_Exercise task_. Return every line below as is, leaving out the pictures.

====== Data ======

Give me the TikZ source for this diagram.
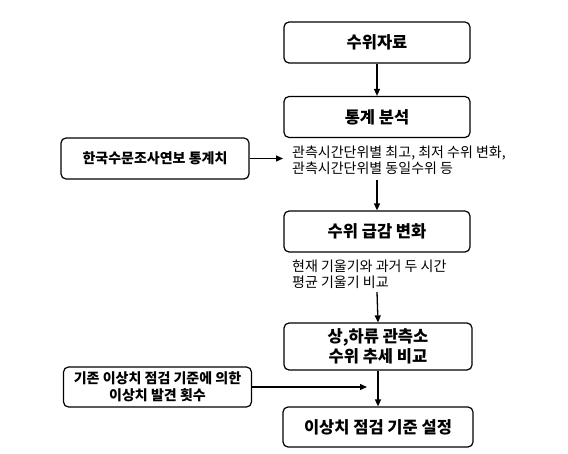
\documentclass[tikz,border=0pt]{standalone}
\usepackage{fontspec}
\setmainfont{Noto Sans CJK KR}
\usetikzlibrary{arrows.meta}
\begin{document}
\begin{tikzpicture}[x=1pt,y=-1pt,
  box/.style={draw, line width=1.2pt, rounded corners=5pt, minimum width=186pt, minimum height=41pt, align=center, inner sep=0pt, font=\bfseries\fontsize{16.5}{20}\selectfont},
  sidebox/.style={draw, line width=1.2pt, rounded corners=5pt, minimum width=188pt, minimum height=41pt, align=center, inner sep=0pt, font=\bfseries\fontsize{14}{16.5}\selectfont},
  note/.style={anchor=west, align=left, inner sep=0pt, font=\fontsize{14}{16}\selectfont},
  arr/.style={line width=1.3pt, -{Triangle[length=7pt,width=6pt]}}]
\useasboundingbox (0,0) rectangle (568,454);
\node[box] (b1) at (377,42.5) {수위자료};
\node[box] (b2) at (377,117) {통계 분석};
\node[box] (b3) at (377,231.5) {수위 급감 변화};
\node[box, minimum width=188pt, minimum height=47pt] (b4) at (378,346.5) {상,하류 관측소\\수위 추세 비교};
\node[box, minimum width=190pt, minimum height=40pt] (b5) at (378,427) {이상치 점검 기준 설정};
\node[sidebox] (l1) at (155,158.5) {한국수문조사연보 통계치};
\node[sidebox, minimum height=40pt] (l2) at (157.5,387) {기존 이상치 점검 기준에 의한\\이상치 발견 횟수};
\node[note] (n1) at (292,160) {관측시간단위별 최고, 최저 수위 변화,\\관측시간단위별 동일수위 등};
\node[note] (n2) at (292,274) {현재 기울기와 과거 두 시간\\평균 기울기 비교};
\coordinate (c1) at (283,158.5);
\coordinate (c2) at (377,180);
\coordinate (c3) at (377,292);
\coordinate (c4) at (367,387);
\draw[arr] (b1.south) -- (b2.north);
\draw[arr] (l1.east) -- (c1);
\draw[arr] (c2) -- (b3.north);
\draw[arr] (c3) -- (b4.north);
\draw[arr] (l2.east) -- (c4);
\draw[arr] (b4.south) -- (b5.north);
\end{tikzpicture}
\end{document}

======

_The output_.
Give me the TikZ source for this diagram.
\documentclass[tikz,border=0pt]{standalone}
\usepackage{fontspec}
\setmainfont{Noto Sans CJK KR}
\usetikzlibrary{arrows.meta}
\begin{document}
\begin{tikzpicture}[x=1pt,y=-1pt,
  box/.style={draw, line width=1.2pt, rounded corners=5pt, minimum width=186pt, minimum height=41pt, align=center, inner sep=0pt, font=\bfseries\fontsize{16.5}{20}\selectfont},
  sidebox/.style={draw, line width=1.2pt, rounded corners=5pt, minimum width=188pt, minimum height=41pt, align=center, inner sep=0pt, font=\bfseries\fontsize{14}{16.5}\selectfont},
  note/.style={anchor=west, align=left, inner sep=0pt, font=\fontsize{14}{16}\selectfont},
  arr/.style={line width=1.3pt, -{Triangle[length=7pt,width=6pt]}}]
\useasboundingbox (0,0) rectangle (568,454);
\node[box] (b1) at (377,42.5) {수위자료};
\node[box] (b2) at (377,117) {통계 분석};
\node[box] (b3) at (377,231.5) {수위 급감 변화};
\node[box, minimum width=188pt, minimum height=47pt] (b4) at (378,346.5) {상,하류 관측소\\수위 추세 비교};
\node[box, minimum width=190pt, minimum height=40pt] (b5) at (378,427) {이상치 점검 기준 설정};
\node[sidebox] (l1) at (155,158.5) {한국수문조사연보 통계치};
\node[sidebox, minimum height=40pt] (l2) at (157.5,387) {기존 이상치 점검 기준에 의한\\이상치 발견 횟수};
\node[note] (n1) at (292,160) {관측시간단위별 최고, 최저 수위 변화,\\관측시간단위별 동일수위 등};
\node[note] (n2) at (292,274) {현재 기울기와 과거 두 시간\\평균 기울기 비교};
\coordinate (c1) at (283,158.5);
\coordinate (c2) at (377,180);
\coordinate (c3) at (377,292);
\coordinate (c4) at (367,387);
\draw[arr] (b1.south) -- (b2.north);
\draw[arr] (l1.east) -- (c1);
\draw[arr] (c2) -- (b3.north);
\draw[arr] (c3) -- (b4.north);
\draw[arr] (l2.east) -- (c4);
\draw[arr] (b4.south) -- (b5.north);
\end{tikzpicture}
\end{document}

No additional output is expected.